UNITED24 - Make a charitable donation in support of Ukraine!

Military

NATO and Russia put past suspicions aside to fight a common enemy
By Gregory Piatt, Stars and Stripes
European edition, Tuesday, February 19, 2002

BRUSSELS, Belgium - If the war on terrorism has done anything to NATO, it has
created the makings of a strategic odd couple between the alliance and its former Cold War
foe, Russia.



Since October, the North Atlantic Treaty Organization and Moscow have been taking stock
of areas where they can cooperate in the fight against terrorism, including closer
cooperation between militaries. So far, alliance and Russian leaders seem to have overcome
their political suspicions that have scuttled past efforts at cooperation.



"If just a few years ago someone had predicted that NATO and Russia would explore
the role of the military in combating terrorism, I would have recommended that they needed
a vacation," alliance Secretary-General George Robertson said recently at a
NATO-Russian conference on how their militaries can tackle the new threat.



Robertson said NATO and Russia must join forces to root out terrorism and even plan
military attacks against terrorists. Besides peacekeeping in the Balkans, this level of
military cooperation was unthinkable even as early as last year. Back then, Moscow and the
alliance were still at odds over the 1999 bombing of Yugoslavia and NATO expansion into
former Soviet states, such as the Baltic countries.



"We clearly see a common threat, a common enemy for perhaps the first time in 60
years," Robertson said about the new relationship. "Intensified NATO-Russia
cooperation is a central pillar of the global struggle against terrorism."



Attending the same conference, Russian Defense Minister Sergei Ivanov agreed.



"We must create an atmosphere of total rejection of terror in the world,"
Ivanov said.



The first formal step the former foes are taking is to establish a council with the 19
NATO countries so Moscow can have full say in some alliance issues, such as terrorism and
the proliferation of weapons of mass destruction. They say the goals and steps of the
20-member council will be defined by the NATO foreign ministers meeting in May. The
council is expected to be approved in November at the alliance summit in Prague.



The pressure on Russia and NATO to succeed is high, according to Willem Matser, a NATO
analyst for Central and Eastern Europe.

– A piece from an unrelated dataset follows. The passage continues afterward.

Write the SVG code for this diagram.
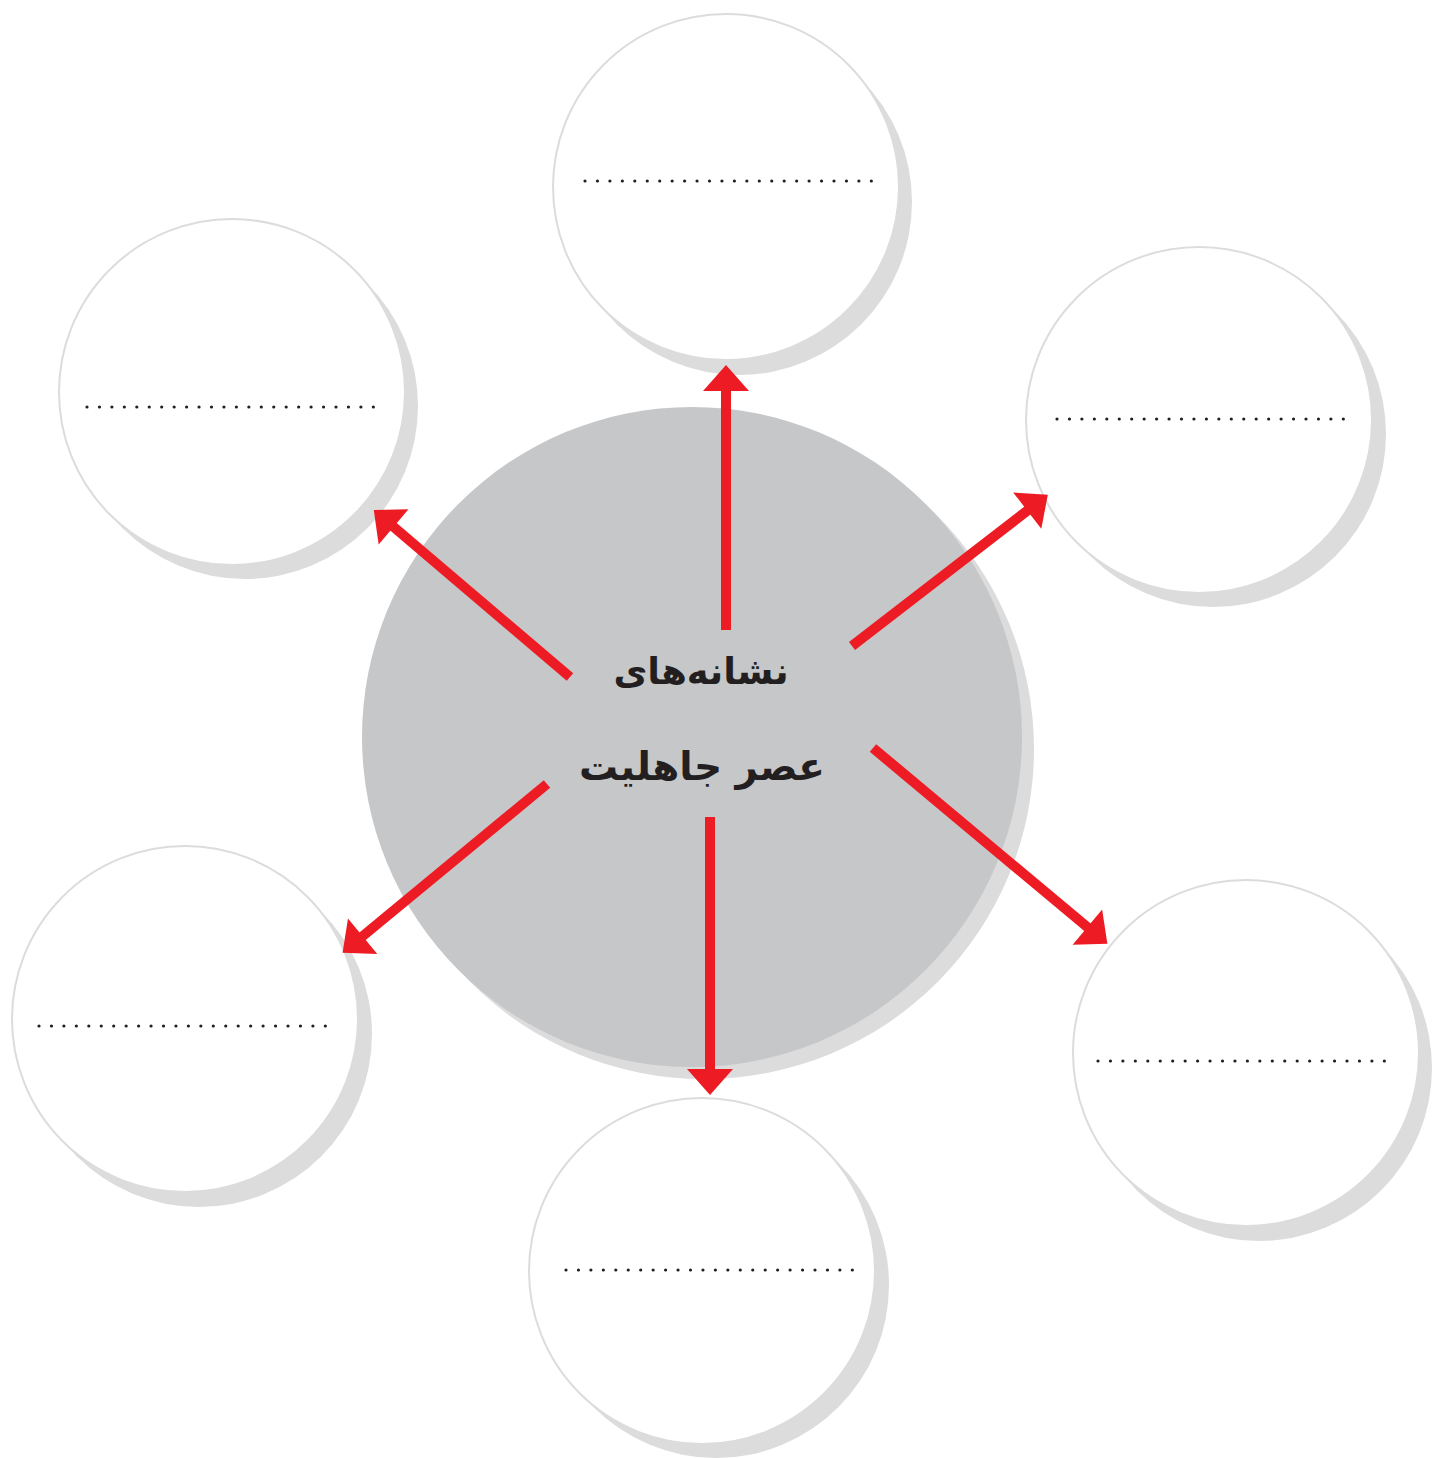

Matser wrote about the new council in the most
recent issue of the alliance's publication, the NATO Review.



"The need to deliver concrete achievements will become increasingly important as
the Prague summit approaches," Matser noted.



To that end, Russian and NATO officials have been meeting regularly since last month.
Those meetings culminated in this month's conference on how the alliance and Russian
militaries could combat terrorism.



At the conference, Robertson outline four areas of closer NATO-Russian military
cooperation:


  • Identifying and detecting terrorist threats through close interaction and intelligence
    sharing between the military and civilian agencies.

  • Improve force protection and the military support of civilian authorities trying to
    protect populations and infrastructure.

  • Help in managing the consequences of terrorist attacks by preparing civil emergency
    procedures and creating a mechanism of cooperation on a multinational basis.

  • Employ militaries to strike against terrorists, their infrastructures and facilitators.



"Without close cooperation between Europe's two major security players, no
anti-terrorism strategy can work," Robertson said. "All these potential roles
for our militaries in the fight against terrorism have one thing in common: they require a
broad base of support, political as well as practical."



Some of this support came together last week when NATO and Russia conducted an exercise
on the consequences of a terrorist attack on a chemical plant, a NATO official said.



"I'm sure we will have exercises in the future with another aim," the
official said on the condition of anonymity.



Although the aim of the rapprochement is to bring two former foes together in a common
interest against terrorism, there could be still some flare-ups, said Robert Hunter, a
former U.S. ambassador to NATO during the mid-1990s. Hunter is now with the Rand
Corporation, a think tank based in Washington, D.C.



"There are limitations on common interests and differences will arise,"
Hunter said. "But while there might be problems, the general geopolitical effort is
to move past the problems they had in the 20th century."